Goal> State the number of lines, and only that number, in which the word "matplotlib" appears.

--

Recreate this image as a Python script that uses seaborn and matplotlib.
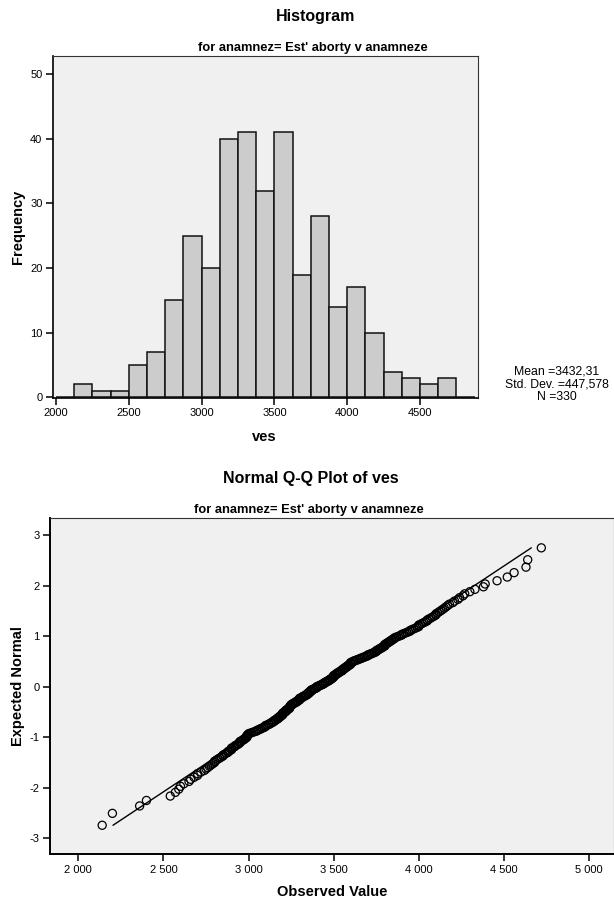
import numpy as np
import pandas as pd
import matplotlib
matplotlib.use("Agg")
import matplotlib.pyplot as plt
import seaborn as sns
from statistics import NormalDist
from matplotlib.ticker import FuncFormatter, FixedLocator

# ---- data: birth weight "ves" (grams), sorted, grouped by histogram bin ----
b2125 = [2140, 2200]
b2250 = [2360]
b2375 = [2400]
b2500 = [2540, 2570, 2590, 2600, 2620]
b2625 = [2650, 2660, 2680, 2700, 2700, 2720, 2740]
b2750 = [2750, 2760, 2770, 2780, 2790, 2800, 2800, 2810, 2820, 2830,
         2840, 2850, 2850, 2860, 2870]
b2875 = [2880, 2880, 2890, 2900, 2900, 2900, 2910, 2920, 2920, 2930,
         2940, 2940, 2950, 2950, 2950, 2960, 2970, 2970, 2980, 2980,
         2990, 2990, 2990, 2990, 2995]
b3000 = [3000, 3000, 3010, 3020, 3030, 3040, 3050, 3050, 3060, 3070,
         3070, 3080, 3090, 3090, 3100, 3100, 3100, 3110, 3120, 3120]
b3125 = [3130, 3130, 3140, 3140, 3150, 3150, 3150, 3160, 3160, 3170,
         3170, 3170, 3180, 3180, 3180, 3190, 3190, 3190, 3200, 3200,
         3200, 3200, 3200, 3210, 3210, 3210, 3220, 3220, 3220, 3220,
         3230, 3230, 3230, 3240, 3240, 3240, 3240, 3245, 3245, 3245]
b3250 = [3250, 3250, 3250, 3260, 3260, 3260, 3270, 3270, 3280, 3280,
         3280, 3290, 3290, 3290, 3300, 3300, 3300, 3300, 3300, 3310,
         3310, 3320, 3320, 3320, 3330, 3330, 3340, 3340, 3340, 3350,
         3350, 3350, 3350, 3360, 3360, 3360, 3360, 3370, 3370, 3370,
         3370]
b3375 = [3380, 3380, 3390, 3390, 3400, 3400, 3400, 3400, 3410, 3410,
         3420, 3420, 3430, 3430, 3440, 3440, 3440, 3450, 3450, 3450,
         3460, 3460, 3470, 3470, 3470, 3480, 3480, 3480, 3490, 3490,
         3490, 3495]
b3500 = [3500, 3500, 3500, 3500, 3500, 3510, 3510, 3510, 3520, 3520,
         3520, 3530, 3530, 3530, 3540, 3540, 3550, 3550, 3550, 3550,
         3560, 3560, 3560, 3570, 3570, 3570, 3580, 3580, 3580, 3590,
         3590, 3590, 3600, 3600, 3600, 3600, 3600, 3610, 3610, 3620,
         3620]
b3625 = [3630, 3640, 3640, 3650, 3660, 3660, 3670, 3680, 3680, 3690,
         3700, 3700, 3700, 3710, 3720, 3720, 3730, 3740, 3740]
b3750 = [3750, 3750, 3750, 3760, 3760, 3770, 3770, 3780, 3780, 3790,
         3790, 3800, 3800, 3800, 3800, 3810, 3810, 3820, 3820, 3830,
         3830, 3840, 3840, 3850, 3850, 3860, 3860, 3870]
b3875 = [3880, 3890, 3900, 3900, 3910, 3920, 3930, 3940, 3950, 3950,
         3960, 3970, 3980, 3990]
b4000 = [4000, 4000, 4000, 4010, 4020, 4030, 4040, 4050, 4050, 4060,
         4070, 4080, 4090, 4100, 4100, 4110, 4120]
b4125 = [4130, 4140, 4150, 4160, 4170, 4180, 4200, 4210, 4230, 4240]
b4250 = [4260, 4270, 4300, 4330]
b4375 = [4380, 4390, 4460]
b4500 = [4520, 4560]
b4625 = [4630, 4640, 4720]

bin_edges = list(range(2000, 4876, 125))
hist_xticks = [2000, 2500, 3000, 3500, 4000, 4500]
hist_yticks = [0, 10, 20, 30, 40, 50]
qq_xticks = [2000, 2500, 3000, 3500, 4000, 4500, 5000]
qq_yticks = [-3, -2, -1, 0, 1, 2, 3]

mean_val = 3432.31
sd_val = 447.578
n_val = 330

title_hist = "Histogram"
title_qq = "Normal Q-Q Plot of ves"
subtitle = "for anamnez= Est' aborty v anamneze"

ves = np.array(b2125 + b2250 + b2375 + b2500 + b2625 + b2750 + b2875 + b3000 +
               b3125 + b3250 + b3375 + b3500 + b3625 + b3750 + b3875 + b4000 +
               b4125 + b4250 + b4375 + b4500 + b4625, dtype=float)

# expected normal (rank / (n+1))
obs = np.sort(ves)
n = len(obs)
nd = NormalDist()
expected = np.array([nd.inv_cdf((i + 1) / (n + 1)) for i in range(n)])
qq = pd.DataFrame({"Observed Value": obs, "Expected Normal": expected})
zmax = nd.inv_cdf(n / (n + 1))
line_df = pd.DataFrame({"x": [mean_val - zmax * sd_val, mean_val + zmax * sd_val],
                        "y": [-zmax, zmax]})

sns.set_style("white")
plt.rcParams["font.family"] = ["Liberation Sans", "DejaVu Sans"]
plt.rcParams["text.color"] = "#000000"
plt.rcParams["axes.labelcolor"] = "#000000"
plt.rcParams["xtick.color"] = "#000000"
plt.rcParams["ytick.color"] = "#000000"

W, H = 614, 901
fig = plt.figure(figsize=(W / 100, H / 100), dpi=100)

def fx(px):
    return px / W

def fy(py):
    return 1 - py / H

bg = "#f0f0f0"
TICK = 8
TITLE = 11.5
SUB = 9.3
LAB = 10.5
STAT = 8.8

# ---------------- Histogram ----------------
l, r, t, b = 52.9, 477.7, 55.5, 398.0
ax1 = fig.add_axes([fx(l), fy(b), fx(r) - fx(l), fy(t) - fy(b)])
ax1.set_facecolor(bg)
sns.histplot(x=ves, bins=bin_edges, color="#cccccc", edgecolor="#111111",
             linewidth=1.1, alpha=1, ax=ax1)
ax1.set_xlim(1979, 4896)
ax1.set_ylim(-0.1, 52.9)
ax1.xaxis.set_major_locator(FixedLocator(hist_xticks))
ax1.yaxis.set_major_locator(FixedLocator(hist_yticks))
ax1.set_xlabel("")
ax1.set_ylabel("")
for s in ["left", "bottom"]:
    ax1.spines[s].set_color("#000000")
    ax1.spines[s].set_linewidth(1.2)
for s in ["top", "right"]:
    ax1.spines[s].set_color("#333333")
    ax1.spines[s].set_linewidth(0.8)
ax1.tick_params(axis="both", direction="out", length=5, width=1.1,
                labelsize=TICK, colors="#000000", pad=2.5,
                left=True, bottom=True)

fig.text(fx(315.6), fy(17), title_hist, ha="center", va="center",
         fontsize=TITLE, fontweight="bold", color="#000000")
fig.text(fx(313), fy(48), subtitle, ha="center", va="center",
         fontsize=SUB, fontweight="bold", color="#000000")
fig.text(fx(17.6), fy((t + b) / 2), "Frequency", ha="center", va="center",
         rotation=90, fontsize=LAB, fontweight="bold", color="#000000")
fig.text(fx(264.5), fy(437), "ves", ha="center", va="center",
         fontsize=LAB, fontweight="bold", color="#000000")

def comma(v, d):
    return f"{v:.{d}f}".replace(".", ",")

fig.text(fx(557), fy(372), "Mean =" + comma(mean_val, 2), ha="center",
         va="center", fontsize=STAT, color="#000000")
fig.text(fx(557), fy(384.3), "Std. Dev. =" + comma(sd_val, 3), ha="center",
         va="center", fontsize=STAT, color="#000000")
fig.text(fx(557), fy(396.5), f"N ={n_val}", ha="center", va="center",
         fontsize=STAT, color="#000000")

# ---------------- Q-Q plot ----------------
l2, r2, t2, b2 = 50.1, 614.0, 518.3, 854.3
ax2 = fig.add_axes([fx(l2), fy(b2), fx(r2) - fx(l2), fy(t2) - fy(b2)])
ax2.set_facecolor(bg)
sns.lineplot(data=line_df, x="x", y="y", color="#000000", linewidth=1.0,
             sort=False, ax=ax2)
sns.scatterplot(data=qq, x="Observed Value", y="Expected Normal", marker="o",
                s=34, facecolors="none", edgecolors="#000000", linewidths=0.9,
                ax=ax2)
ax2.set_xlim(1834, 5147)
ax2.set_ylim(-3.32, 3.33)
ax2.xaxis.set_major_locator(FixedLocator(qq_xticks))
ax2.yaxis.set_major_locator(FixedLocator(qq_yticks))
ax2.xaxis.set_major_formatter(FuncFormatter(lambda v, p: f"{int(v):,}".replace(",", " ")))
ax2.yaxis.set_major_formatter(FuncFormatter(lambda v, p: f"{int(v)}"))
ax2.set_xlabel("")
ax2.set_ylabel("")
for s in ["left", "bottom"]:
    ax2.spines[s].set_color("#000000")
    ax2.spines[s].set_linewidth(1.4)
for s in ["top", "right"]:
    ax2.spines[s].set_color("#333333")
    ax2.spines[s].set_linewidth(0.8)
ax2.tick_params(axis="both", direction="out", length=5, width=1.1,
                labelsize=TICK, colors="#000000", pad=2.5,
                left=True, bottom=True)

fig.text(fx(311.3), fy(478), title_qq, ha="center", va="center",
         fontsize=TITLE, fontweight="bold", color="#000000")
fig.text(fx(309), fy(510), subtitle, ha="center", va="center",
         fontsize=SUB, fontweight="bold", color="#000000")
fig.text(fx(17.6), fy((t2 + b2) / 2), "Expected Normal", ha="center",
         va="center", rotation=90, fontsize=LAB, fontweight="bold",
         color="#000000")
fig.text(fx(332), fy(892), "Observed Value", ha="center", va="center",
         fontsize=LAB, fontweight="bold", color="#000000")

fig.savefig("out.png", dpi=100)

--

Output of the exercise> 5